> Short task: Transcribe all of the material exactly. Any picture in it should be left out.

'''

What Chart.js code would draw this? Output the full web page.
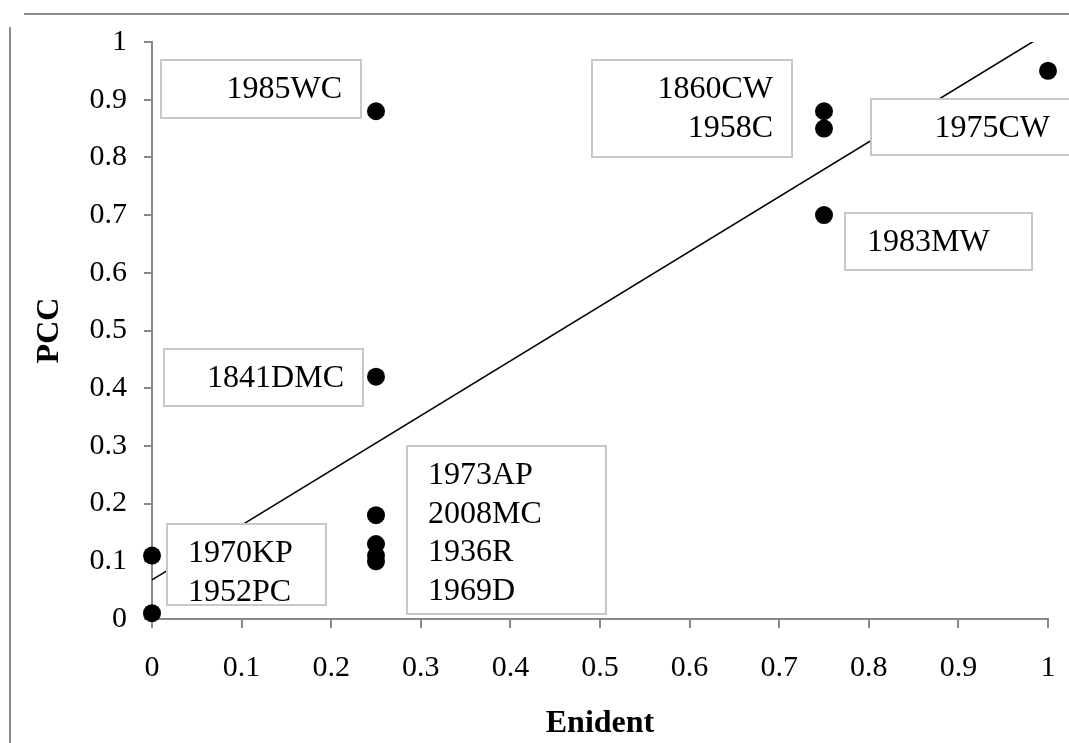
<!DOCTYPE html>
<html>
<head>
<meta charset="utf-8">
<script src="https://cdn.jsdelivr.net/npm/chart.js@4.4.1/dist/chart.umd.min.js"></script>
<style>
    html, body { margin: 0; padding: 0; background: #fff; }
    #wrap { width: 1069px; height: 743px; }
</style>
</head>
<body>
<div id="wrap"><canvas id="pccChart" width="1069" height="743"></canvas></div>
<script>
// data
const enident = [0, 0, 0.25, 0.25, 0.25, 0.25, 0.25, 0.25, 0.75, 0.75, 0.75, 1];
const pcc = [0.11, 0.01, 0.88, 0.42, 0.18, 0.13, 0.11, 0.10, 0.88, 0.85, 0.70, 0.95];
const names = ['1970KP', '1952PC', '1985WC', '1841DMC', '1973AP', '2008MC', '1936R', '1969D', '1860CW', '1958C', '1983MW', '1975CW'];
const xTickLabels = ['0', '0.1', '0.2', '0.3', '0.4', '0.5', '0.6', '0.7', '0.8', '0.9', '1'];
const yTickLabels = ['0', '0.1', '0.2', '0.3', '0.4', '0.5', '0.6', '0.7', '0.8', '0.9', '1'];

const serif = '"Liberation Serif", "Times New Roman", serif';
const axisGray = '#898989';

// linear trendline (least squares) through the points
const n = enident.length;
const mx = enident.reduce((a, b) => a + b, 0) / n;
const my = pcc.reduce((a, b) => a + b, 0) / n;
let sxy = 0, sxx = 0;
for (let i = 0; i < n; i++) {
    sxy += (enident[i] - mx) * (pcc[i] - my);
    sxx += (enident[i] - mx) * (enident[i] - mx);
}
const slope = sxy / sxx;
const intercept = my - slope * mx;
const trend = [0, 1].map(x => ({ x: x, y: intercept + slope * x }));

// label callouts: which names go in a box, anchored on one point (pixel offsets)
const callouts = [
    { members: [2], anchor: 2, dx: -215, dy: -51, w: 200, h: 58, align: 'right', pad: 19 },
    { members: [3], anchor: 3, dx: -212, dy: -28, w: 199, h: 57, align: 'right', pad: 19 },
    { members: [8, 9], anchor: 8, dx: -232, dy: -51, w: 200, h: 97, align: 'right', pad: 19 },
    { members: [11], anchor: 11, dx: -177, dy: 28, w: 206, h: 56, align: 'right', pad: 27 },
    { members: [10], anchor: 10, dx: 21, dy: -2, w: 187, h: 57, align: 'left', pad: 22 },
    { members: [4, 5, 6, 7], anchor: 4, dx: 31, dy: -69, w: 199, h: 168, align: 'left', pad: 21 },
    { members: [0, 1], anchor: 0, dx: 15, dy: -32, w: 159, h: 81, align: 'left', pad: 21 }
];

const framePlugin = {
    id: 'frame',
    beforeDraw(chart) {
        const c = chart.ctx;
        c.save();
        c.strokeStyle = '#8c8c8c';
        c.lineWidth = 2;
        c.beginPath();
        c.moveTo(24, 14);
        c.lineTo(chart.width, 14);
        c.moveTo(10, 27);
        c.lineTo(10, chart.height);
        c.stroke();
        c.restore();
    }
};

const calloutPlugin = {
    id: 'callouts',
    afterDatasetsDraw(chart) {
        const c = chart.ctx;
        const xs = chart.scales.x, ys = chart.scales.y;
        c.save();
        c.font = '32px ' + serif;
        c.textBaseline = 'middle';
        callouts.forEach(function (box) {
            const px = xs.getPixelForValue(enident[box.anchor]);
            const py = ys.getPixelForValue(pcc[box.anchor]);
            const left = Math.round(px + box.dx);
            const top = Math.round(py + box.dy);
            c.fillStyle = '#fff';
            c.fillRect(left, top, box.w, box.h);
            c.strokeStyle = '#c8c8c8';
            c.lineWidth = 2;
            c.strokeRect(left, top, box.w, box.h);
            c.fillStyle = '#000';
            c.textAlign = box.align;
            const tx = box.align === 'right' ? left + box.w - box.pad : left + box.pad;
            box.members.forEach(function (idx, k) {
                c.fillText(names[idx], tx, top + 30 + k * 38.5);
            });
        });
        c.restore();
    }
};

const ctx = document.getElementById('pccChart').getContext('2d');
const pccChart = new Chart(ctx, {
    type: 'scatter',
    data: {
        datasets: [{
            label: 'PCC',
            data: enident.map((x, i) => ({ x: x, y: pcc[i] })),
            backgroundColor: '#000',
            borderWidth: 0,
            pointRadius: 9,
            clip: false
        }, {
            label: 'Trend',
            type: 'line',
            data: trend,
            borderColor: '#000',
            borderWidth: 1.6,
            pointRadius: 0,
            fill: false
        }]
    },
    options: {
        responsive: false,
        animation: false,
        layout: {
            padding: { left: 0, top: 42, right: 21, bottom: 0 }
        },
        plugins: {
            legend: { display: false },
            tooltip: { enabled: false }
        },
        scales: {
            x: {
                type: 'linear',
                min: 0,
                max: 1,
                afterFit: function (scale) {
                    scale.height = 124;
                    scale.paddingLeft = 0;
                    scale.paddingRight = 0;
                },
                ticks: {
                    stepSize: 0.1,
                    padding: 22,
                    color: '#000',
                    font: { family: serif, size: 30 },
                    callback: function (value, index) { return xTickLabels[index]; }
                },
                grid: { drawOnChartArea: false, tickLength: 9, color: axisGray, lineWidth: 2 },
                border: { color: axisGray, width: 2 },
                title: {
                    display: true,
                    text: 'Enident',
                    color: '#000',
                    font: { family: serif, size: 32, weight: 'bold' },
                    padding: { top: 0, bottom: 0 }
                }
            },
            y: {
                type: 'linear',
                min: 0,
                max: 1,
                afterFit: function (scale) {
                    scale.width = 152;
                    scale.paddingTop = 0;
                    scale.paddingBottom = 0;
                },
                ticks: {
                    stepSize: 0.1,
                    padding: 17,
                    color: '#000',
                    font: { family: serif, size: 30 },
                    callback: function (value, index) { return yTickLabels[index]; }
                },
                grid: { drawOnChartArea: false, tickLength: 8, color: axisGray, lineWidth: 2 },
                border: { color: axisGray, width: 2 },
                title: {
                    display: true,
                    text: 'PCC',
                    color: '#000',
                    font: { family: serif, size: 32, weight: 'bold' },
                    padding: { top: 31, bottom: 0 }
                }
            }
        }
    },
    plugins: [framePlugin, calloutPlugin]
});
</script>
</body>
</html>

'''

> Answer:
What Chart.js code would draw this? Output the full web page.
<!DOCTYPE html>
<html>
<head>
<meta charset="utf-8">
<script src="https://cdn.jsdelivr.net/npm/chart.js@4.4.1/dist/chart.umd.min.js"></script>
<style>
    html, body { margin: 0; padding: 0; background: #fff; }
    #wrap { width: 1069px; height: 743px; }
</style>
</head>
<body>
<div id="wrap"><canvas id="pccChart" width="1069" height="743"></canvas></div>
<script>
// data
const enident = [0, 0, 0.25, 0.25, 0.25, 0.25, 0.25, 0.25, 0.75, 0.75, 0.75, 1];
const pcc = [0.11, 0.01, 0.88, 0.42, 0.18, 0.13, 0.11, 0.10, 0.88, 0.85, 0.70, 0.95];
const names = ['1970KP', '1952PC', '1985WC', '1841DMC', '1973AP', '2008MC', '1936R', '1969D', '1860CW', '1958C', '1983MW', '1975CW'];
const xTickLabels = ['0', '0.1', '0.2', '0.3', '0.4', '0.5', '0.6', '0.7', '0.8', '0.9', '1'];
const yTickLabels = ['0', '0.1', '0.2', '0.3', '0.4', '0.5', '0.6', '0.7', '0.8', '0.9', '1'];

const serif = '"Liberation Serif", "Times New Roman", serif';
const axisGray = '#898989';

// linear trendline (least squares) through the points
const n = enident.length;
const mx = enident.reduce((a, b) => a + b, 0) / n;
const my = pcc.reduce((a, b) => a + b, 0) / n;
let sxy = 0, sxx = 0;
for (let i = 0; i < n; i++) {
    sxy += (enident[i] - mx) * (pcc[i] - my);
    sxx += (enident[i] - mx) * (enident[i] - mx);
}
const slope = sxy / sxx;
const intercept = my - slope * mx;
const trend = [0, 1].map(x => ({ x: x, y: intercept + slope * x }));

// label callouts: which names go in a box, anchored on one point (pixel offsets)
const callouts = [
    { members: [2], anchor: 2, dx: -215, dy: -51, w: 200, h: 58, align: 'right', pad: 19 },
    { members: [3], anchor: 3, dx: -212, dy: -28, w: 199, h: 57, align: 'right', pad: 19 },
    { members: [8, 9], anchor: 8, dx: -232, dy: -51, w: 200, h: 97, align: 'right', pad: 19 },
    { members: [11], anchor: 11, dx: -177, dy: 28, w: 206, h: 56, align: 'right', pad: 27 },
    { members: [10], anchor: 10, dx: 21, dy: -2, w: 187, h: 57, align: 'left', pad: 22 },
    { members: [4, 5, 6, 7], anchor: 4, dx: 31, dy: -69, w: 199, h: 168, align: 'left', pad: 21 },
    { members: [0, 1], anchor: 0, dx: 15, dy: -32, w: 159, h: 81, align: 'left', pad: 21 }
];

const framePlugin = {
    id: 'frame',
    beforeDraw(chart) {
        const c = chart.ctx;
        c.save();
        c.strokeStyle = '#8c8c8c';
        c.lineWidth = 2;
        c.beginPath();
        c.moveTo(24, 14);
        c.lineTo(chart.width, 14);
        c.moveTo(10, 27);
        c.lineTo(10, chart.height);
        c.stroke();
        c.restore();
    }
};

const calloutPlugin = {
    id: 'callouts',
    afterDatasetsDraw(chart) {
        const c = chart.ctx;
        const xs = chart.scales.x, ys = chart.scales.y;
        c.save();
        c.font = '32px ' + serif;
        c.textBaseline = 'middle';
        callouts.forEach(function (box) {
            const px = xs.getPixelForValue(enident[box.anchor]);
            const py = ys.getPixelForValue(pcc[box.anchor]);
            const left = Math.round(px + box.dx);
            const top = Math.round(py + box.dy);
            c.fillStyle = '#fff';
            c.fillRect(left, top, box.w, box.h);
            c.strokeStyle = '#c8c8c8';
            c.lineWidth = 2;
            c.strokeRect(left, top, box.w, box.h);
            c.fillStyle = '#000';
            c.textAlign = box.align;
            const tx = box.align === 'right' ? left + box.w - box.pad : left + box.pad;
            box.members.forEach(function (idx, k) {
                c.fillText(names[idx], tx, top + 30 + k * 38.5);
            });
        });
        c.restore();
    }
};

const ctx = document.getElementById('pccChart').getContext('2d');
const pccChart = new Chart(ctx, {
    type: 'scatter',
    data: {
        datasets: [{
            label: 'PCC',
            data: enident.map((x, i) => ({ x: x, y: pcc[i] })),
            backgroundColor: '#000',
            borderWidth: 0,
            pointRadius: 9,
            clip: false
        }, {
            label: 'Trend',
            type: 'line',
            data: trend,
            borderColor: '#000',
            borderWidth: 1.6,
            pointRadius: 0,
            fill: false
        }]
    },
    options: {
        responsive: false,
        animation: false,
        layout: {
            padding: { left: 0, top: 42, right: 21, bottom: 0 }
        },
        plugins: {
            legend: { display: false },
            tooltip: { enabled: false }
        },
        scales: {
            x: {
                type: 'linear',
                min: 0,
                max: 1,
                afterFit: function (scale) {
                    scale.height = 124;
                    scale.paddingLeft = 0;
                    scale.paddingRight = 0;
                },
                ticks: {
                    stepSize: 0.1,
                    padding: 22,
                    color: '#000',
                    font: { family: serif, size: 30 },
                    callback: function (value, index) { return xTickLabels[index]; }
                },
                grid: { drawOnChartArea: false, tickLength: 9, color: axisGray, lineWidth: 2 },
                border: { color: axisGray, width: 2 },
                title: {
                    display: true,
                    text: 'Enident',
                    color: '#000',
                    font: { family: serif, size: 32, weight: 'bold' },
                    padding: { top: 0, bottom: 0 }
                }
            },
            y: {
                type: 'linear',
                min: 0,
                max: 1,
                afterFit: function (scale) {
                    scale.width = 152;
                    scale.paddingTop = 0;
                    scale.paddingBottom = 0;
                },
                ticks: {
                    stepSize: 0.1,
                    padding: 17,
                    color: '#000',
                    font: { family: serif, size: 30 },
                    callback: function (value, index) { return yTickLabels[index]; }
                },
                grid: { drawOnChartArea: false, tickLength: 8, color: axisGray, lineWidth: 2 },
                border: { color: axisGray, width: 2 },
                title: {
                    display: true,
                    text: 'PCC',
                    color: '#000',
                    font: { family: serif, size: 32, weight: 'bold' },
                    padding: { top: 31, bottom: 0 }
                }
            }
        }
    },
    plugins: [framePlugin, calloutPlugin]
});
</script>
</body>
</html>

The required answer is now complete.